It is hard for me to believe August is almost over and this time next week will be September. School has started so that says September to me even though school started the third week of August. The temperatures are gradually changing so our highs are maybe 90 but not a whole lot higher and our lows might get down in the mid 60s. The mornings are especially welcoming when the temps are that low.
For probably the last 20 years I have tried to be a more healthy baker and eater. If you follow me or at least checked out a recipe occasionally, hopefully you noticed if I made the dish (I do share recipes from my friends who make desserts with lots of calories and ever once in a while I might also.) I do some substitutions to make it more healthy and definitely less sugar calories.
About twenty years ago Wayne and I found ourselves wanting to lose some extra pounds and decided to try the Sugar Busters Lifestyle.
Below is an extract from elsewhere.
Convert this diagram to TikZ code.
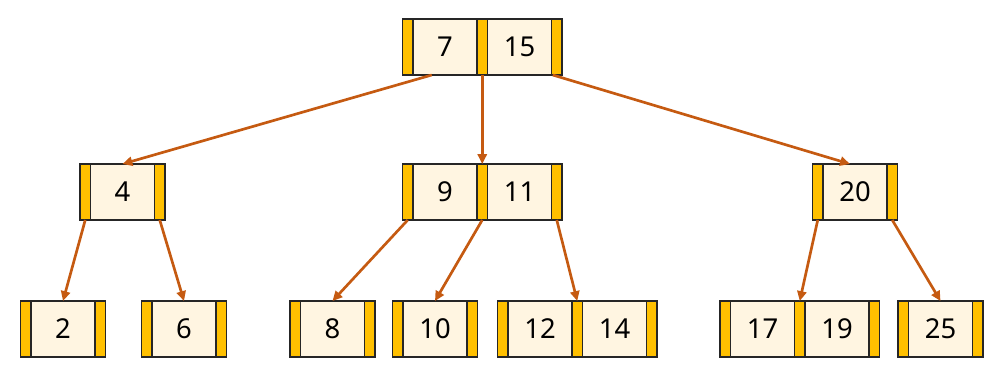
\documentclass[tikz,border=0pt]{standalone}
\usepackage{fontspec}
\setmainfont{Noto Sans}
\usetikzlibrary{positioning, arrows.meta}
\definecolor{ptrgold}{HTML}{FFC000}
\definecolor{keycream}{HTML}{FFF5E1}
\definecolor{linkorange}{HTML}{C55A11}

\begin{document}
\begin{tikzpicture}[node distance=0pt,
      cell/.style={draw=black!85, line width=1pt, minimum height=1.4cm,
        inner sep=0pt, outer sep=0pt,
        font=\fontsize{19.5}{21}\selectfont},
      ptr/.style={cell, fill=ptrgold, minimum width=0.2625cm},
      key/.style={cell, fill=keycream, minimum width=1.6cm},
      link/.style={-{Triangle[length=7pt, width=6.5pt]}, draw=linkorange,
        line width=1.9pt}]
    \useasboundingbox (0,0) rectangle (25.1,-9.475);

    % root
    \node[ptr, anchor=north west] (root-p0) at (10.0625,-0.475) {};
    \node[key] (root-k1) [right=of root-p0] {7};
    \node[ptr] (root-p1) [right=of root-k1] {};
    \node[key] (root-k2) [right=of root-p1] {15};
    \node[ptr] (root-p2) [right=of root-k2] {};

    % second level
    \node[ptr, anchor=north west] (n4-p0) at (2.0,-4.1) {};
    \node[key] (n4-k1) [right=of n4-p0] {4};
    \node[ptr] (n4-p1) [right=of n4-k1] {};

    \node[ptr, anchor=north west] (n9-p0) at (10.0625,-4.1) {};
    \node[key] (n9-k1) [right=of n9-p0] {9};
    \node[ptr] (n9-p1) [right=of n9-k1] {};
    \node[key] (n9-k2) [right=of n9-p1] {11};
    \node[ptr] (n9-p2) [right=of n9-k2] {};

    \node[ptr, anchor=north west] (n20-p0) at (20.3125,-4.1) {};
    \node[key] (n20-k1) [right=of n20-p0] {20};
    \node[ptr] (n20-p1) [right=of n20-k1] {};

    % leaves
    \node[ptr, anchor=north west] (l2-p0) at (0.5125,-7.525) {};
    \node[key] (l2-k1) [right=of l2-p0] {2};
    \node[ptr] (l2-p1) [right=of l2-k1] {};

    \node[ptr, anchor=north west] (l6-p0) at (3.5375,-7.525) {};
    \node[key] (l6-k1) [right=of l6-p0] {6};
    \node[ptr] (l6-p1) [right=of l6-k1] {};

    \node[ptr, anchor=north west] (l8-p0) at (7.25,-7.525) {};
    \node[key] (l8-k1) [right=of l8-p0] {8};
    \node[ptr] (l8-p1) [right=of l8-k1] {};

    \node[ptr, anchor=north west] (l10-p0) at (9.8125,-7.525) {};
    \node[key] (l10-k1) [right=of l10-p0] {10};
    \node[ptr] (l10-p1) [right=of l10-k1] {};

    \node[ptr, anchor=north west] (l12-p0) at (12.4375,-7.525) {};
    \node[key] (l12-k1) [right=of l12-p0] {12};
    \node[ptr] (l12-p1) [right=of l12-k1] {};
    \node[key] (l12-k2) [right=of l12-p1] {14};
    \node[ptr] (l12-p2) [right=of l12-k2] {};

    \node[ptr, anchor=north west] (l17-p0) at (18.0,-7.525) {};
    \node[key] (l17-k1) [right=of l17-p0] {17};
    \node[ptr] (l17-p1) [right=of l17-k1] {};
    \node[key] (l17-k2) [right=of l17-p1] {19};
    \node[ptr] (l17-p2) [right=of l17-k2] {};

    \node[ptr, anchor=north west] (l25-p0) at (22.45,-7.525) {};
    \node[key] (l25-k1) [right=of l25-p0] {25};
    \node[ptr] (l25-p1) [right=of l25-k1] {};

    % child links
    \draw[link] ([xshift=0.6cm]root-p0.south) -- (n4-k1.north);
    \draw[link] (root-p1.south) -- (n9-p1.north);
    \draw[link] ([xshift=-0.1cm]root-p2.south) -- ([xshift=-0.125cm]n20-k1.north);

    \draw[link] (n4-p0.south) -- (l2-k1.north);
    \draw[link] (n4-p1.south) -- (l6-k1.north);

    \draw[link] (n9-p0.south) -- (l8-k1.north);
    \draw[link] (n9-p1.south) -- (l10-k1.north);
    \draw[link] (n9-p2.south) -- (l12-p1.north);

    \draw[link] (n20-p0.south) -- (l17-p1.north);
    \draw[link] (n20-p1.south) -- (l25-k1.north);
  \end{tikzpicture}
\end{document}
We stayed true to it with an occasional "cheat" with a dessert. He lost more weight than I did (but he says he needed to lose from weight than I did) but I lost 12 lbs. I was a little concerned because that was two more pounds than I wanted to lose. A friend said when my body got to the weight it needed to be, I would stop losing. Right or wrong, I did gain the two pounds even though I wasn't trying to and I stayed at my desired weight for probably ten years.
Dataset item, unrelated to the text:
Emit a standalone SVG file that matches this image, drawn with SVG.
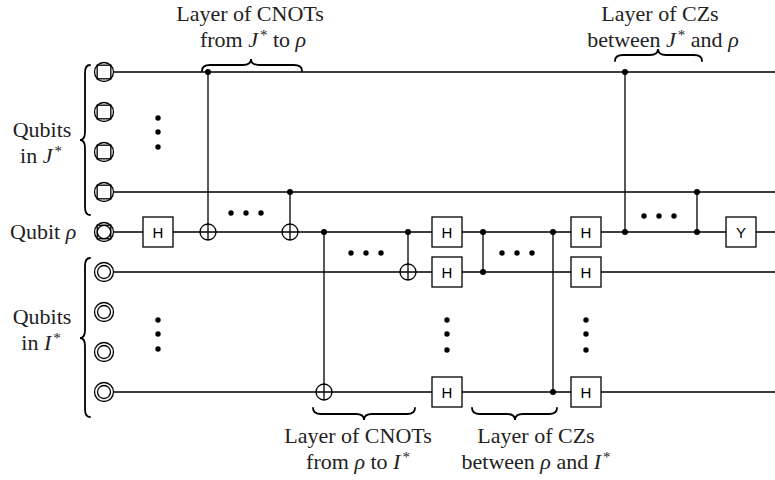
<svg xmlns="http://www.w3.org/2000/svg" width="775" height="480" viewBox="0 0 775 480">
<style>
.w{stroke:#000;stroke-width:1.3;fill:none}
.q{stroke:#000;stroke-width:1.3;fill:#fff}
.g{stroke:#000;stroke-width:1.3;fill:#fff}
.gl{font-family:"Liberation Sans",Arial,sans-serif;font-size:15px;text-anchor:middle;fill:#000}
.t{font-family:"Liberation Serif","Times New Roman",serif;font-size:22px;fill:#222;text-anchor:middle}
.s{font-size:15px}
.i{font-style:italic}
.br{stroke:#000;stroke-width:1.8;fill:none;stroke-linecap:round}
.d{fill:#000}
</style>
<defs>
<g id="jq"><circle class="q" r="9.5"/><rect class="w" x="-6.8" y="-6.8" width="13.6" height="13.6"/></g>
<g id="iq"><circle class="q" r="9.5"/><circle class="w" r="6.5"/></g>
<g id="rq"><circle class="q" r="9.5"/><rect class="w" x="-6.8" y="-6.8" width="13.6" height="13.6"/><circle class="w" r="6.7"/></g>
<g id="tgt"><circle class="q" r="8"/><path class="w" d="M-8 0H8M0 -8V8"/></g>
</defs>

<g id="wires">
<path class="w" d="M113.5 72H775M113.5 192H775M113.5 232H775M113.5 272H775M113.5 392H775"/>
</g>

<g id="qubits">
<use href="#jq" x="104" y="72"/>
<use href="#jq" x="104" y="112"/>
<use href="#jq" x="104" y="152"/>
<use href="#jq" x="104" y="192"/>
<use href="#rq" x="104" y="232"/>
<use href="#iq" x="104" y="272"/>
<use href="#iq" x="104" y="312"/>
<use href="#iq" x="104" y="352"/>
<use href="#iq" x="104" y="392"/>
</g>

<g id="connectors">
<path class="w" d="M208 72V240M290 192V240M324 232V400M408 232V280M483 232V272M553 232V392M625 72V232M697 192V232"/>
</g>

<g id="cnot1"><circle class="d" cx="208" cy="72" r="3"/><use href="#tgt" x="208" y="232"/></g>
<g id="cnot2"><circle class="d" cx="290" cy="192" r="3"/><use href="#tgt" x="290" y="232"/></g>
<g id="cnot3"><circle class="d" cx="324" cy="232" r="3"/><use href="#tgt" x="324" y="392"/></g>
<g id="cnot4"><circle class="d" cx="408" cy="232" r="3"/><use href="#tgt" x="408" y="272"/></g>
<g id="cz1"><circle class="d" cx="483" cy="232" r="3"/><circle class="d" cx="483" cy="272" r="3"/></g>
<g id="cz2"><circle class="d" cx="553" cy="232" r="3"/><circle class="d" cx="553" cy="392" r="3"/></g>
<g id="cz3"><circle class="d" cx="625" cy="72" r="3"/><circle class="d" cx="625" cy="232" r="3"/></g>
<g id="cz4"><circle class="d" cx="697" cy="192" r="3"/><circle class="d" cx="697" cy="232" r="3"/></g>

<g id="gates">
<rect class="g" x="143" y="217" width="30" height="30"/><text class="gl" x="158" y="238">H</text>
<rect class="g" x="432" y="217" width="30" height="30"/><text class="gl" x="447" y="238">H</text>
<rect class="g" x="432" y="257" width="30" height="30"/><text class="gl" x="447" y="278">H</text>
<rect class="g" x="432" y="377" width="30" height="30"/><text class="gl" x="447" y="398">H</text>
<rect class="g" x="571" y="217" width="30" height="30"/><text class="gl" x="586" y="238">H</text>
<rect class="g" x="571" y="257" width="30" height="30"/><text class="gl" x="586" y="278">H</text>
<rect class="g" x="571" y="377" width="30" height="30"/><text class="gl" x="586" y="398">H</text>
<rect class="g" x="726" y="217" width="30" height="30"/><text class="gl" x="741" y="238">Y</text>
</g>

<g id="dots">
<circle class="d" cx="158" cy="118" r="2.7"/><circle class="d" cx="158" cy="132" r="2.7"/><circle class="d" cx="158" cy="147" r="2.7"/>
<circle class="d" cx="158" cy="320" r="2.7"/><circle class="d" cx="158" cy="334" r="2.7"/><circle class="d" cx="158" cy="349" r="2.7"/>
<circle class="d" cx="231" cy="213" r="2.7"/><circle class="d" cx="246" cy="213" r="2.7"/><circle class="d" cx="261" cy="213" r="2.7"/>
<circle class="d" cx="351" cy="253" r="2.7"/><circle class="d" cx="366" cy="253" r="2.7"/><circle class="d" cx="381" cy="253" r="2.7"/>
<circle class="d" cx="502" cy="253" r="2.7"/><circle class="d" cx="517" cy="253" r="2.7"/><circle class="d" cx="532" cy="253" r="2.7"/>
<circle class="d" cx="644" cy="216" r="2.7"/><circle class="d" cx="659" cy="216" r="2.7"/><circle class="d" cx="674" cy="216" r="2.7"/>
<circle class="d" cx="447" cy="320" r="2.7"/><circle class="d" cx="447" cy="334" r="2.7"/><circle class="d" cx="447" cy="350" r="2.7"/>
<circle class="d" cx="586" cy="320" r="2.7"/><circle class="d" cx="586" cy="334" r="2.7"/><circle class="d" cx="586" cy="350" r="2.7"/>
</g>

<g id="braces">
<path class="br" d="M90 65Q85 65 85 73V132Q85 140 80 140Q85 140 85 148V207Q85 215 90 215"/>
<path class="br" d="M90 258Q85 258 85 266V330Q85 338 80 338Q85 338 85 346V409Q85 417 90 417"/>
<path class="br" d="M202 71Q202 65 210 65H243Q251 65 251 59Q251 65 259 65H294Q302 65 302 71"/>
<path class="br" d="M615 61Q615 55 623 55H650Q658 55 658 49Q658 55 666 55H694Q702 55 702 61"/>
<path class="br" d="M313 408Q313 414 321 414H356Q364 414 364 420Q364 414 372 414H407Q415 414 415 408"/>
<path class="br" d="M472 408Q472 414 480 414H507Q515 414 515 420Q515 414 523 414H549Q557 414 557 408"/>
</g>

<g id="labels">
<text class="t" x="250" y="21">Layer of CNOTs</text>
<text class="t" x="253" y="47">from <tspan class="i">J</tspan><tspan class="s" dx="2" dy="-7">*</tspan><tspan dy="7"> to </tspan><tspan class="i">ρ</tspan></text>
<text class="t" x="660" y="21">Layer of CZs</text>
<text class="t" x="663" y="47">between <tspan class="i">J</tspan><tspan class="s" dx="2" dy="-7">*</tspan><tspan dy="7"> and </tspan><tspan class="i">ρ</tspan></text>
<text class="t" x="358" y="443">Layer of CNOTs</text>
<text class="t" x="358" y="469">from <tspan class="i">ρ</tspan> to <tspan class="i">I</tspan><tspan class="s" dx="2" dy="-7">*</tspan></text>
<text class="t" x="536" y="443">Layer of CZs</text>
<text class="t" x="536" y="469">between <tspan class="i">ρ</tspan> and <tspan class="i">I</tspan><tspan class="s" dx="2" dy="-7">*</tspan></text>
<text class="t" x="42" y="137">Qubits</text>
<text class="t" x="41" y="163">in <tspan class="i">J</tspan><tspan class="s" dx="2" dy="-7">*</tspan></text>
<text class="t" x="10" y="239" style="text-anchor:start">Qubit <tspan class="i">ρ</tspan></text>
<text class="t" x="42" y="324">Qubits</text>
<text class="t" x="41" y="350">in <tspan class="i">I</tspan><tspan class="s" dx="2" dy="-7">*</tspan></text>
</g>
</svg>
What happened? More cheats and more calories.
A couple of days ago I decided I was going to try it again. I am hopeful that I can once again be successful at getting to my desired weight which is more than it was twenty years ago but a start. It is ten pounds again and I will keep you posted on my success.
For these muffins I substituted whole wheat flour for the all-purpose flour that is enriched, used stevia for the sugar, and no-sugar-added chocolate chips for semi-sweet. Another "biggie" is portion size. I made mini-muffins instead of regular size muffins. Of course you can use all-purpose flour, sugar, and semi-sweet chocolate chips if you prefer.
This recipe is from the Heartstone Inn, a Bed and Breakfast in Eureka Springs, Arkansas.
BANANA CHOCOLATE CHIP MUFFINS
1-1/2 cups sifted flour (I used whole wheat flour)
2 teaspoons baking powder
1/4 teaspoon soda
1 cup mashed ripe bananas (2 to 3 bananas)
1 egg, beaten
1/3 cup oil
3/4 teaspoon salt
1/2 cup sugar (I used stevia)
1 cup chocolate chips (I used no sugar added chocolate chips)
Preheat oven to 400 degrees F. Spray muffin tin for 12 regular muffins or 24 mini-muffins. Set aside.
(After spraying the pan, take a folded paper towel and wipe off the top of the pan.)
Sift flour, baking powder, and soda into a large bowl.
(After sifting I stirred the mixture to distribute the flour that fell through the sifter when I put it in the sifter.)
Mash the bananas and mix them with the beaten egg, oil, salt, and sugar/stevia together in a medium size bowl.
Add the banana mixture to the flour mixture and mix
just until ingredients are moistened.
Fold in the chocolate chips.
Fill cups 2/3 to 3/4 full.
I made 24 mini-muffins and used my 1-1/2 tablespoon cookie scoop which worked out perfectly.
Bake 15 to 18 minutes for mini muffins or 25 to 30 minutes for 12 regular muffins.
Cool pan on a wire rack for about a minute.
Then using a small knife like a butter knife, remove the muffins to finish cooling on wire rack.
I hope your August ends on a high note and your September is even better.